> [STATED TASK]
Leave out all pictures. Return exactly the lines from the top of the material through the line containing "5.6, 5.0, 5.0]".

━━━━━ DATA

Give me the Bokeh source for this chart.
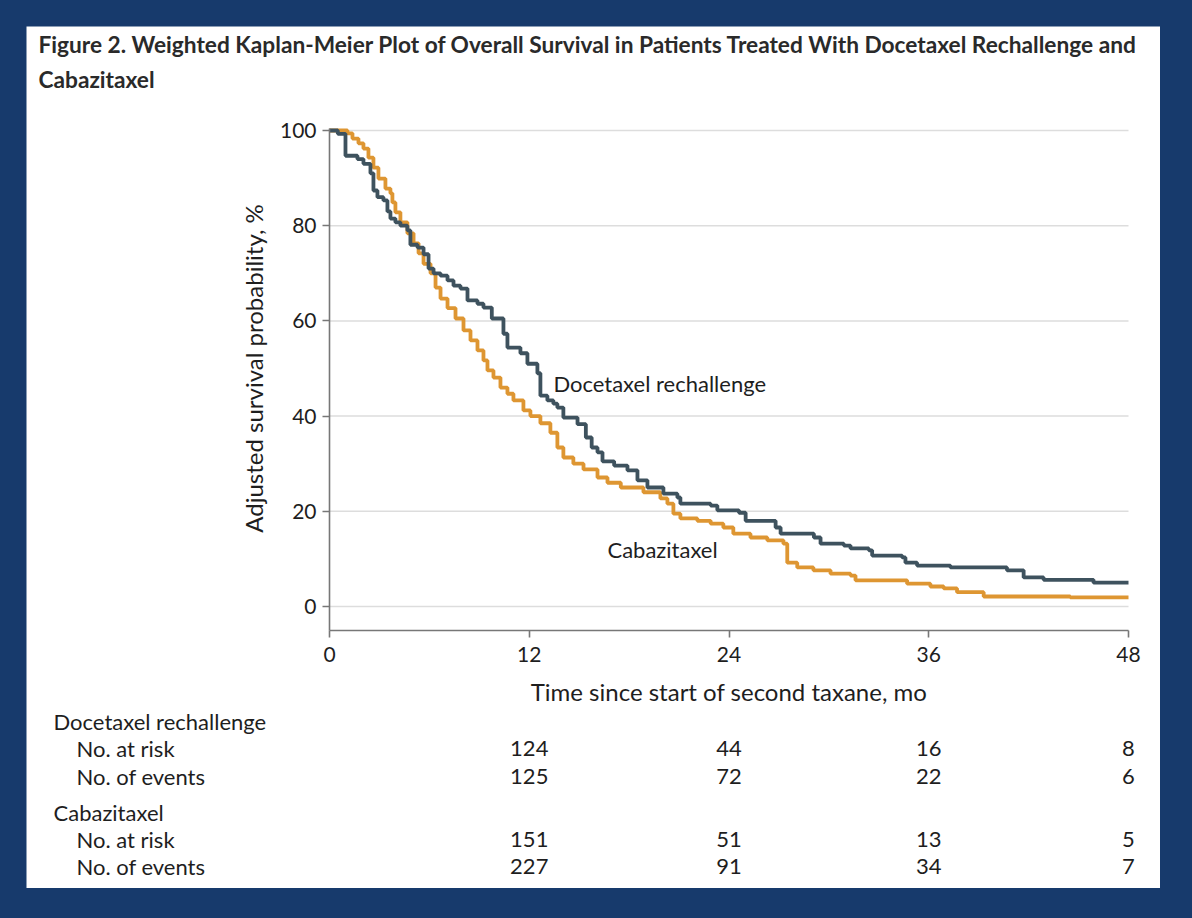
import math
from bokeh.plotting import figure
from bokeh.models import FixedTicker, Range1d, GlobalInlineStyleSheet
from bokeh.layouts import column
from bokeh.core.properties import value
from bokeh.embed import file_html
from bokeh.resources import INLINE

# ---------------- data ----------------
doc_t = [0, 0.5, 0.96, 1.68, 2.04, 2.46, 2.64, 2.88, 3.24, 3.48, 3.66, 3.96, 4.26, 4.68, 4.86,
         5.29, 5.65, 5.95, 6.25, 6.67, 7.09, 7.45, 7.87, 8.29, 8.89, 9.25, 9.75, 10.45, 10.69,
         11.47, 11.89, 12.49, 12.67, 13.09, 13.45, 13.69, 14.05, 14.9, 15.4, 15.75, 16.1, 16.4,
         17.1, 17.9, 18.5, 19.1, 20.06, 20.9, 21.08, 22.9, 23.3, 24.6, 25.0, 26.8, 27.1, 29.1,
         29.5, 30.9, 31.3, 32.4, 32.6, 34.4, 34.6, 35.3, 37.3, 40.7, 41.7, 42.9, 45.9, 48]
doc_s = [100, 99.3, 94.7, 94.0, 93.0, 91.0, 87.4, 86.0, 85.3, 83.0, 81.5, 80.7, 80.0, 79.0, 76.0,
         75.4, 74.0, 71.0, 70.0, 69.5, 68.5, 67.4, 66.8, 64.3, 63.6, 62.8, 60.5, 57.3, 54.4,
         53.2, 51.0, 49.0, 44.3, 43.3, 42.6, 41.8, 39.7, 38.3, 35.5, 33.4, 32.4, 30.5,
         29.6, 28.6, 26.5, 25.0, 23.7, 22.9, 21.6, 21.2, 20.2, 19.7, 18.0, 16.6, 15.3, 14.5,
         13.2, 12.8, 12.2, 11.8, 10.7, 10.3, 9.2, 8.6, 8.2, 7.6, 6.1, 5.6, 5.0, 5.0]

cab_t = [0, 1.08, 1.38, 1.74, 2.04, 2.34, 2.64, 2.94, 3.36, 3.66, 3.78, 3.96, 4.26, 4.68, 5.05,
         5.35, 5.65, 6.07, 6.37, 6.67, 7.09, 7.57, 8.05, 8.47, 8.89, 9.25, 9.49, 9.85, 10.27,
         10.69, 11.05, 11.65, 12.07, 12.67, 13.27, 13.69, 14.05, 14.65, 15.26, 16.1, 16.7, 17.5,
         18.86, 19.88, 20.3, 20.66, 21.08, 22.1, 22.9, 23.66, 24.26, 25.29, 26.3, 27.27, 27.5,
         28.1, 29.07, 30.1, 31.3, 31.6, 34.7, 36.1, 36.9, 37.7, 39.3, 44.5, 48]
cab_s = [100, 99.4, 98.3, 97.3, 96.2, 94.3, 92.2, 89.9, 87.8, 86.8, 84.9, 82.8, 80.7, 78.4, 76.3,
         74.2, 72.0, 70.0, 67.0, 64.7, 62.7, 60.5, 58.0, 55.9, 53.8, 51.7, 49.6, 48.1, 46.0,
         44.7, 43.3, 41.2, 40.0, 38.5, 36.5, 33.4, 31.3, 30.0, 28.8, 27.1, 26.0, 25.0,
         24.0, 22.7, 21.6, 19.5, 18.5, 18.0, 17.4, 16.6, 15.3, 14.5, 13.9, 13.2, 9.2,
         8.2, 7.6, 6.9, 6.5, 5.5, 4.8, 4.2, 3.8, 3.0, 2.1, 1.9, 1.9]

x_ticks = [0, 12, 24, 36, 48]
y_ticks = [0, 20, 40, 60, 80, 100]

risk_times = [12, 24, 36, 48]
doc_at_risk = ["124", "44", "16", "8"]
doc_events = ["125", "72", "22", "6"]
cab_at_risk = ["151", "51", "13", "5"]
cab_events = ["227", "91", "34", "7"]

title_lines = ["Figure 2.  Weighted Kaplan-Meier Plot of Overall Survival in Patients Treated With Docetaxel Rechallenge and",
               "Cabazitaxel"]
group_names = ["Docetaxel rechallenge", "Cabazitaxel"]
row_names = ["No. at risk", "No. of events"]
x_label = "Time since start of second taxane, mo"
y_label = "Adjusted survival probability, %"

# ---------------- styles / geometry ----------------
FONT = "Lato"
NAVY = "#173A6C"
DOC_COLOR = "#3E525E"
CAB_COLOR = "#DE9632"
TEXT = "#1E1E1E"
PANEL_W, PANEL_H = 1134, 862
PX_X = 799 / 48.0          # pixels per month
PX_Y = 476 / 100.0         # pixels per percent
X0_PX, Y0_PX = 303, 580    # position of (0 mo, 0 %) inside the panel


def mx(px):   # panel x pixel -> months
    return (px - X0_PX) / PX_X


def my(py):   # panel y pixel (from top) -> percent
    return (Y0_PX - py) / PX_Y


p = figure(width=PANEL_W, height=PANEL_H, output_backend="svg", toolbar_location=None,
           title=None, x_range=Range1d(mx(0), mx(PANEL_W)), y_range=Range1d(my(PANEL_H), my(0)),
           min_border_left=0, min_border_right=0, min_border_top=0, min_border_bottom=0)
p.outline_line_color = None
p.background_fill_color = "white"
p.border_fill_color = "white"
p.grid.visible = False

# axes drawn by Bokeh at fixed locations inside the panel
p.xaxis.fixed_location = -5.04
p.yaxis.fixed_location = 0
p.xaxis.bounds = (0, 48)
p.yaxis.bounds = (-5.04, 100.4)
p.xaxis.ticker = FixedTicker(ticks=x_ticks)
p.yaxis.ticker = FixedTicker(ticks=y_ticks)
for ax in (p.xaxis, p.yaxis):
    ax.axis_line_color = "#777777"
    ax.axis_line_width = 1.6
    ax.major_tick_line_color = "#777777"
    ax.major_tick_line_width = 1.6
    ax.major_tick_in = 0
    ax.major_tick_out = 7
    ax.minor_tick_line_color = None
    ax.major_label_text_font = FONT
    ax.major_label_text_font_size = "21px"
    ax.major_label_text_color = TEXT
p.xaxis.major_label_standoff = 10
p.yaxis.major_label_standoff = 6

# horizontal grid lines at the y ticks, spanning the time axis only
p.segment(x0=[0] * len(y_ticks), x1=[48] * len(y_ticks), y0=y_ticks, y1=y_ticks,
          line_color="#DDDDDD", line_width=1.5)

p.step(cab_t, cab_s, mode="after", line_color=CAB_COLOR, line_width=3.8)
p.step(doc_t, doc_s, mode="after", line_color=DOC_COLOR, line_width=3.8)


def txt(xs, ys, texts, size="22px", align="left", bold=False, angle=0.0, color=TEXT):
    p.text(x=xs, y=ys, text=texts, text_font=value(FONT), text_font_size=value(size),
           text_font_style="bold" if bold else "normal", text_color=color,
           text_align=align, text_baseline="middle", angle=angle)


# curve labels
txt([13.45, 16.7], [46.8, 12.0], group_names)

# axis labels
txt([24.0], [my(665)], [x_label], size="24px", align="center")
txt([mx(227)], [50.0], [y_label], size="24px", align="center", angle=math.pi / 2)

# title
txt([mx(12), mx(12)], [my(18), my(53)], title_lines, size="22.7px", bold=True, color="#2A2A2A")

# risk table
row_y = [my(695), my(722), my(750), my(786), my(813), my(840)]
txt([mx(27), mx(27)], [row_y[0], row_y[3]], group_names)
txt([mx(50)] * 4, [row_y[1], row_y[2], row_y[4], row_y[5]], row_names * 2)
num_x, num_y, num_txt = [], [], []
for rows, yy in ((doc_at_risk, row_y[1]), (doc_events, row_y[2]),
                 (cab_at_risk, row_y[4]), (cab_events, row_y[5])):
    for t, s in zip(risk_times, rows):
        num_x.append(t)
        num_y.append(yy)
        num_txt.append(s)
txt(num_x, num_y, num_txt, align="center")

layout = column(p, styles={"background-color": NAVY, "padding": "26px 32px 30px 26px"},
                stylesheets=[GlobalInlineStyleSheet(css="html, body { background-color: #173A6C; }")])

open("out.html", "w").write(file_html(layout, INLINE))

━━━━━━━━━━

> [ANSWER FOR THE TASK]
Give me the Bokeh source for this chart.
import math
from bokeh.plotting import figure
from bokeh.models import FixedTicker, Range1d, GlobalInlineStyleSheet
from bokeh.layouts import column
from bokeh.core.properties import value
from bokeh.embed import file_html
from bokeh.resources import INLINE

# ---------------- data ----------------
doc_t = [0, 0.5, 0.96, 1.68, 2.04, 2.46, 2.64, 2.88, 3.24, 3.48, 3.66, 3.96, 4.26, 4.68, 4.86,
         5.29, 5.65, 5.95, 6.25, 6.67, 7.09, 7.45, 7.87, 8.29, 8.89, 9.25, 9.75, 10.45, 10.69,
         11.47, 11.89, 12.49, 12.67, 13.09, 13.45, 13.69, 14.05, 14.9, 15.4, 15.75, 16.1, 16.4,
         17.1, 17.9, 18.5, 19.1, 20.06, 20.9, 21.08, 22.9, 23.3, 24.6, 25.0, 26.8, 27.1, 29.1,
         29.5, 30.9, 31.3, 32.4, 32.6, 34.4, 34.6, 35.3, 37.3, 40.7, 41.7, 42.9, 45.9, 48]
doc_s = [100, 99.3, 94.7, 94.0, 93.0, 91.0, 87.4, 86.0, 85.3, 83.0, 81.5, 80.7, 80.0, 79.0, 76.0,
         75.4, 74.0, 71.0, 70.0, 69.5, 68.5, 67.4, 66.8, 64.3, 63.6, 62.8, 60.5, 57.3, 54.4,
         53.2, 51.0, 49.0, 44.3, 43.3, 42.6, 41.8, 39.7, 38.3, 35.5, 33.4, 32.4, 30.5,
         29.6, 28.6, 26.5, 25.0, 23.7, 22.9, 21.6, 21.2, 20.2, 19.7, 18.0, 16.6, 15.3, 14.5,
         13.2, 12.8, 12.2, 11.8, 10.7, 10.3, 9.2, 8.6, 8.2, 7.6, 6.1, 5.6, 5.0, 5.0]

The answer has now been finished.